The police, he said, were now collecting new evidence in connection with the bloody incident at the party's headquarters on Jl. Diponegoro, Central Jakarta, on July 27, 1996. The takeover was conducted by the party's splinter group led by Soerjadi, which was backed by elements in the former Indonesian Armed Forces (ABRI).
The takeover triggered the sympathy of residents throughout the city, many becoming involved in massive unrest in support of then party chairwoman Megawati Soekarnoputri. The unrest resulted in the deaths of at least five people and injury to 149 others. Meanwhile, 23 people caught in the midst of the incident are still missing.
Rusdihardjo's statement was made in response to comments made by legislator A. Effendy Choirie of the National Awakening Party (PKB), who asked the police chief to give a deadline for completion of the investigation. "The police must be able resolve this case, and not follow the steps of the former police chief, who only spoke and never showed any results," Effendy told reporters after the hearing.
Separately, the National Police on Tuesday morning called a closed meeting of National Police detectives and intelligence officers, to decide which civilians and police officers would be summoned.
The meeting was led by assistant to National Police chief for intelligence affairs, Maj. Gen. Guntur Sumastopo. "We should have the complete list by Wednesday latest. So far, it includes the names of (former Central Jakarta police chief) Col. Aboebakar Nataprawira, (former Jakarta Police chief) Maj. Gen. Hamami Nata, (former National Police chief) Gen. Dibyo Widodo and (former PDI secretary-general) Buttu R. Hutapea," Col. Saleh Saaf of the National Police information department told The Jakarta Post.
Saleh refused to comment on whether the list would include the names of former city military commander, Governor Sutiyoso, a retired lieutenant general who opted for civilian status, and former ABRI chief of social and political affairs Lt. Syarwan Hamid, who is a retired lieutenant general. "We'll see later... let's not discuss them now," Saleh said.
Following the takeover, Megawati established the Indonesian Democratic Party of Struggle (PDI Perjuangan) and won last year's General Elections with 34 percent of total votes.
The demand to reopen the 27 July case was triggered by President Abdurrahman Wahid's statement on former minister of defense and security/Indonesian Armed Forces commander Gen. (ret.) Feisal Tanjung, whom he accused as the one responsible for the takeover. Earlier, Abdurrahman said that Feisal tried "to eliminate" him as chairman of the Nahdlatul Ulama Muslim organization, and Megawati as the party chairwoman. Feisal has denied the accusations, but admitted that TNI had financed the PDI congress in Medan, North Sumatra, two months before the takeover.
The 1996 government-sponsored PDI congress in the North Sumatra capital of Medan named Soerjadi as the party's chairman, replacing Megawati, who was said to be incapable of solving the party's internal problems.
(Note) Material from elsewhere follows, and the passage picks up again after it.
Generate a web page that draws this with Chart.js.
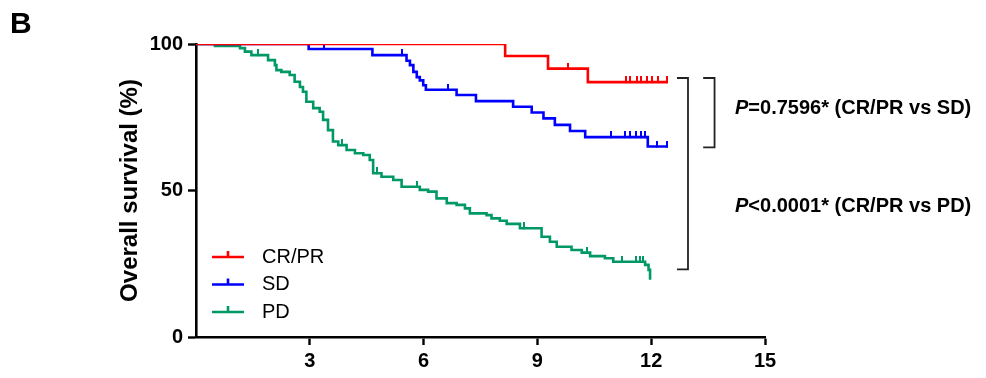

This led to the July 27 takeover of PDI headquarters, which was still occupied by Megawati and her supporters. Like the ongoing investigation of the 27 July incident, legislator Effendy said that deadlines were also needed for ongoing investigations into the murders of labor activist Marsinah in Surabaya, East Java, and the Yogyakarta-based journalist, Muhammad Syafruddin alias Udin.